— WRITTEN INSTRUCTION —
Restate the data word for word and leave the images out.

— DATASET SECTION —
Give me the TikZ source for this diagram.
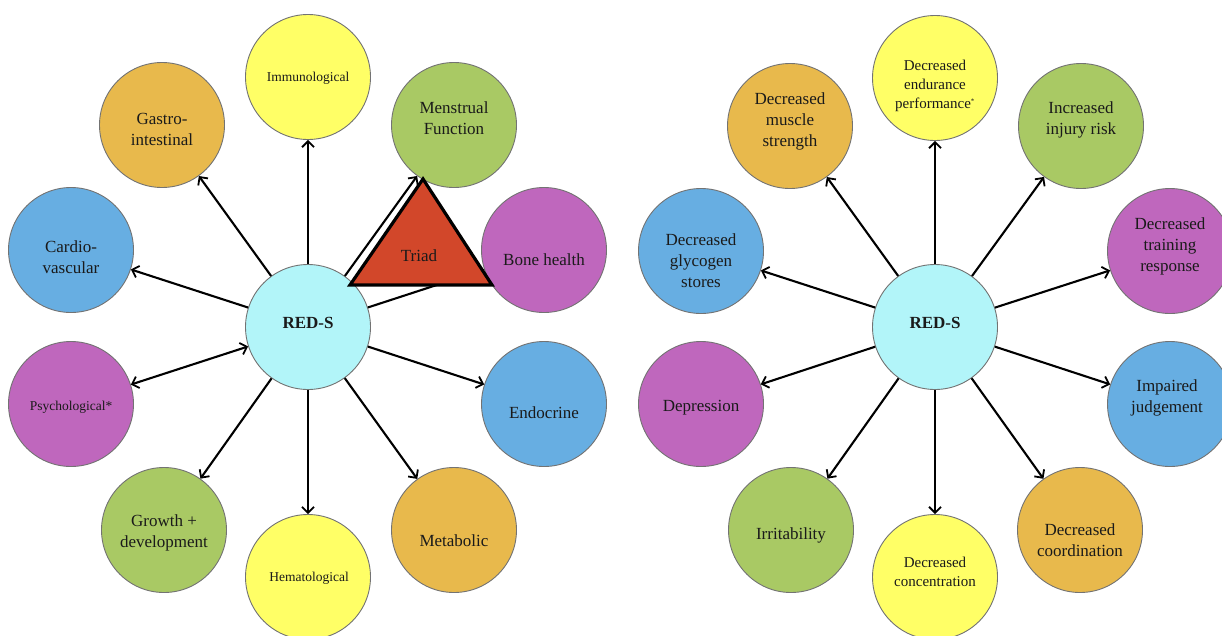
\documentclass[tikz,border=0pt]{standalone}
\usepackage{fontspec}
\setmainfont{Liberation Serif}
\usetikzlibrary{arrows.meta}
\definecolor{cyellow}{HTML}{FFFF66}
\definecolor{corange}{HTML}{E8B94C}
\definecolor{cgreen}{HTML}{A9C964}
\definecolor{cblue}{HTML}{67AEE2}
\definecolor{cpurple}{HTML}{BF67BD}
\definecolor{ccyan}{HTML}{B2F5F9}
\definecolor{cred}{HTML}{D2472A}
\definecolor{ctext}{HTML}{1A1A1A}
\begin{document}
\begin{tikzpicture}[x=1pt,y=-1pt,
  bubc/.style={circle,draw=black!55,line width=0.9pt,minimum size=125pt,inner sep=0pt},
  lab/.style={align=center,inner sep=0pt,text=ctext,font=\fontsize{17}{21}\selectfont},
  labs/.style={lab,font=\fontsize{13.5}{16}\selectfont},
  labm/.style={lab,font=\fontsize{15}{19}\selectfont},
  labb/.style={lab,font=\bfseries\fontsize{17}{21}\selectfont},
  tip/.tip={Straight Barb[length=6pt,width=12pt,line width=1.8pt]},
  arr/.style={line width=2.1pt,-tip},
  arrb/.style={line width=2.1pt,tip-tip},
  tri/.style={fill=cred,draw=black,line width=3.2pt,line join=miter}
]
\useasboundingbox (0,0) rectangle (1222,635);
\clip (0,0) rectangle (1222,635);

% ---------------- left diagram ----------------
\node[bubc,fill=ccyan]   (L)   at (308,327) {};
\node[bubc,fill=cyellow] (imm) at (308,77)  {};
\node[bubc,fill=corange] (gas) at (162,125) {};
\node[bubc,fill=cgreen]  (men) at (454,125) {};
\node[bubc,fill=cblue]   (car) at (71,250)  {};
\node[bubc,fill=cpurple] (bon) at (544,250) {};
\node[bubc,fill=cpurple] (psy) at (71,404)  {};
\node[bubc,fill=cblue]   (edo) at (544,404) {};
\node[bubc,fill=cgreen]  (gro) at (164,530) {};
\node[bubc,fill=cyellow] (hem) at (308,577) {};
\node[bubc,fill=corange] (met) at (454,530) {};

\node[labb] (Lt)   at (308,323) {RED-S};
\node[labs] (immt) at (308,78)  {Immunological};
\node[lab]  (gast) at (162,129) {Gastro-\\intestinal};
\node[lab]  (ment) at (454,118) {Menstrual\\Function};
\node[lab]  (cart) at (71,257)  {Cardio-\\vascular};
\node[lab]  (bont) at (544,260) {Bone health};
\node[labs] (psyt) at (71,407)  {Psychological*};
\node[lab]  (edot) at (544,413) {Endocrine};
\node[lab]  (grot) at (164,533) {Growth +\\development};
\node[labs] (hemt) at (309,578) {Hematological};
\node[lab]  (mett) at (454,541) {Metabolic};

\draw[arr]  (L) -- (imm);
\draw[arr]  (L) -- (gas);
\draw[arr]  (L) -- (men);
\draw[arr]  (L) -- (car);
\draw[arr]  (L) -- (bon);
\draw[arrb] (L) -- (psy);
\draw[arr]  (L) -- (edo);
\draw[arr]  (L) -- (gro);
\draw[arr]  (L) -- (hem);
\draw[arr]  (L) -- (met);

\coordinate (ta) at (423,179);
\coordinate (tb) at (350,285);
\coordinate (tc) at (492,285);
\draw[tri] (ta) -- (tb) -- (tc) -- cycle;
\node[lab] (triad) at (419,256) {Triad};

% ---------------- right diagram ----------------
\node[bubc,fill=ccyan]   (R)   at (935,327)  {};
\node[bubc,fill=cyellow] (edu) at (935,78)   {};
\node[bubc,fill=corange] (mus) at (790,126)  {};
\node[bubc,fill=cgreen]  (inj) at (1081,126) {};
\node[bubc,fill=cblue]   (gly) at (701,251)  {};
\node[bubc,fill=cpurple] (trn) at (1170,251) {};
\node[bubc,fill=cpurple] (dep) at (701,404)  {};
\node[bubc,fill=cblue]   (imp) at (1170,404) {};
\node[bubc,fill=cgreen]  (irr) at (791,530)  {};
\node[bubc,fill=cyellow] (con) at (935,577)  {};
\node[bubc,fill=corange] (coo) at (1080,530) {};

\node[labb] (Rt)   at (935,323)  {RED-S};
\node[labm] (edut) at (935,86)   {Decreased\\endurance\\performance\textsuperscript{\scriptsize *}};
\node[lab]  (must) at (790,121)  {Decreased\\muscle\\strength};
\node[lab]  (injt) at (1081,120) {Increased\\injury risk};
\node[lab]  (glyt) at (701,261)  {Decreased\\glycogen\\stores};
\node[lab]  (trnt) at (1170,246) {Decreased\\training\\response};
\node[lab]  (dept) at (701,408)  {Depression};
\node[lab]  (impt) at (1167,398) {Impaired\\judgement};
\node[lab]  (irrt) at (791,535)  {Irritability};
\node[labm] (cont) at (935,572)  {Decreased\\concentration};
\node[lab]  (coot) at (1080,540) {Decreased\\coordination};

\draw[arr] (R) -- (edu);
\draw[arr] (R) -- (mus);
\draw[arr] (R) -- (inj);
\draw[arr] (R) -- (gly);
\draw[arr] (R) -- (trn);
\draw[arr] (R) -- (dep);
\draw[arr] (R) -- (imp);
\draw[arr] (R) -- (irr);
\draw[arr] (R) -- (con);
\draw[arr] (R) -- (coo);
\end{tikzpicture}
\end{document}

— EXERCISE OUTPUT —
Give me the TikZ source for this diagram.
\documentclass[tikz,border=0pt]{standalone}
\usepackage{fontspec}
\setmainfont{Liberation Serif}
\usetikzlibrary{arrows.meta}
\definecolor{cyellow}{HTML}{FFFF66}
\definecolor{corange}{HTML}{E8B94C}
\definecolor{cgreen}{HTML}{A9C964}
\definecolor{cblue}{HTML}{67AEE2}
\definecolor{cpurple}{HTML}{BF67BD}
\definecolor{ccyan}{HTML}{B2F5F9}
\definecolor{cred}{HTML}{D2472A}
\definecolor{ctext}{HTML}{1A1A1A}
\begin{document}
\begin{tikzpicture}[x=1pt,y=-1pt,
  bubc/.style={circle,draw=black!55,line width=0.9pt,minimum size=125pt,inner sep=0pt},
  lab/.style={align=center,inner sep=0pt,text=ctext,font=\fontsize{17}{21}\selectfont},
  labs/.style={lab,font=\fontsize{13.5}{16}\selectfont},
  labm/.style={lab,font=\fontsize{15}{19}\selectfont},
  labb/.style={lab,font=\bfseries\fontsize{17}{21}\selectfont},
  tip/.tip={Straight Barb[length=6pt,width=12pt,line width=1.8pt]},
  arr/.style={line width=2.1pt,-tip},
  arrb/.style={line width=2.1pt,tip-tip},
  tri/.style={fill=cred,draw=black,line width=3.2pt,line join=miter}
]
\useasboundingbox (0,0) rectangle (1222,635);
\clip (0,0) rectangle (1222,635);

% ---------------- left diagram ----------------
\node[bubc,fill=ccyan]   (L)   at (308,327) {};
\node[bubc,fill=cyellow] (imm) at (308,77)  {};
\node[bubc,fill=corange] (gas) at (162,125) {};
\node[bubc,fill=cgreen]  (men) at (454,125) {};
\node[bubc,fill=cblue]   (car) at (71,250)  {};
\node[bubc,fill=cpurple] (bon) at (544,250) {};
\node[bubc,fill=cpurple] (psy) at (71,404)  {};
\node[bubc,fill=cblue]   (edo) at (544,404) {};
\node[bubc,fill=cgreen]  (gro) at (164,530) {};
\node[bubc,fill=cyellow] (hem) at (308,577) {};
\node[bubc,fill=corange] (met) at (454,530) {};

\node[labb] (Lt)   at (308,323) {RED-S};
\node[labs] (immt) at (308,78)  {Immunological};
\node[lab]  (gast) at (162,129) {Gastro-\\intestinal};
\node[lab]  (ment) at (454,118) {Menstrual\\Function};
\node[lab]  (cart) at (71,257)  {Cardio-\\vascular};
\node[lab]  (bont) at (544,260) {Bone health};
\node[labs] (psyt) at (71,407)  {Psychological*};
\node[lab]  (edot) at (544,413) {Endocrine};
\node[lab]  (grot) at (164,533) {Growth +\\development};
\node[labs] (hemt) at (309,578) {Hematological};
\node[lab]  (mett) at (454,541) {Metabolic};

\draw[arr]  (L) -- (imm);
\draw[arr]  (L) -- (gas);
\draw[arr]  (L) -- (men);
\draw[arr]  (L) -- (car);
\draw[arr]  (L) -- (bon);
\draw[arrb] (L) -- (psy);
\draw[arr]  (L) -- (edo);
\draw[arr]  (L) -- (gro);
\draw[arr]  (L) -- (hem);
\draw[arr]  (L) -- (met);

\coordinate (ta) at (423,179);
\coordinate (tb) at (350,285);
\coordinate (tc) at (492,285);
\draw[tri] (ta) -- (tb) -- (tc) -- cycle;
\node[lab] (triad) at (419,256) {Triad};

% ---------------- right diagram ----------------
\node[bubc,fill=ccyan]   (R)   at (935,327)  {};
\node[bubc,fill=cyellow] (edu) at (935,78)   {};
\node[bubc,fill=corange] (mus) at (790,126)  {};
\node[bubc,fill=cgreen]  (inj) at (1081,126) {};
\node[bubc,fill=cblue]   (gly) at (701,251)  {};
\node[bubc,fill=cpurple] (trn) at (1170,251) {};
\node[bubc,fill=cpurple] (dep) at (701,404)  {};
\node[bubc,fill=cblue]   (imp) at (1170,404) {};
\node[bubc,fill=cgreen]  (irr) at (791,530)  {};
\node[bubc,fill=cyellow] (con) at (935,577)  {};
\node[bubc,fill=corange] (coo) at (1080,530) {};

\node[labb] (Rt)   at (935,323)  {RED-S};
\node[labm] (edut) at (935,86)   {Decreased\\endurance\\performance\textsuperscript{\scriptsize *}};
\node[lab]  (must) at (790,121)  {Decreased\\muscle\\strength};
\node[lab]  (injt) at (1081,120) {Increased\\injury risk};
\node[lab]  (glyt) at (701,261)  {Decreased\\glycogen\\stores};
\node[lab]  (trnt) at (1170,246) {Decreased\\training\\response};
\node[lab]  (dept) at (701,408)  {Depression};
\node[lab]  (impt) at (1167,398) {Impaired\\judgement};
\node[lab]  (irrt) at (791,535)  {Irritability};
\node[labm] (cont) at (935,572)  {Decreased\\concentration};
\node[lab]  (coot) at (1080,540) {Decreased\\coordination};

\draw[arr] (R) -- (edu);
\draw[arr] (R) -- (mus);
\draw[arr] (R) -- (inj);
\draw[arr] (R) -- (gly);
\draw[arr] (R) -- (trn);
\draw[arr] (R) -- (dep);
\draw[arr] (R) -- (imp);
\draw[arr] (R) -- (irr);
\draw[arr] (R) -- (con);
\draw[arr] (R) -- (coo);
\end{tikzpicture}
\end{document}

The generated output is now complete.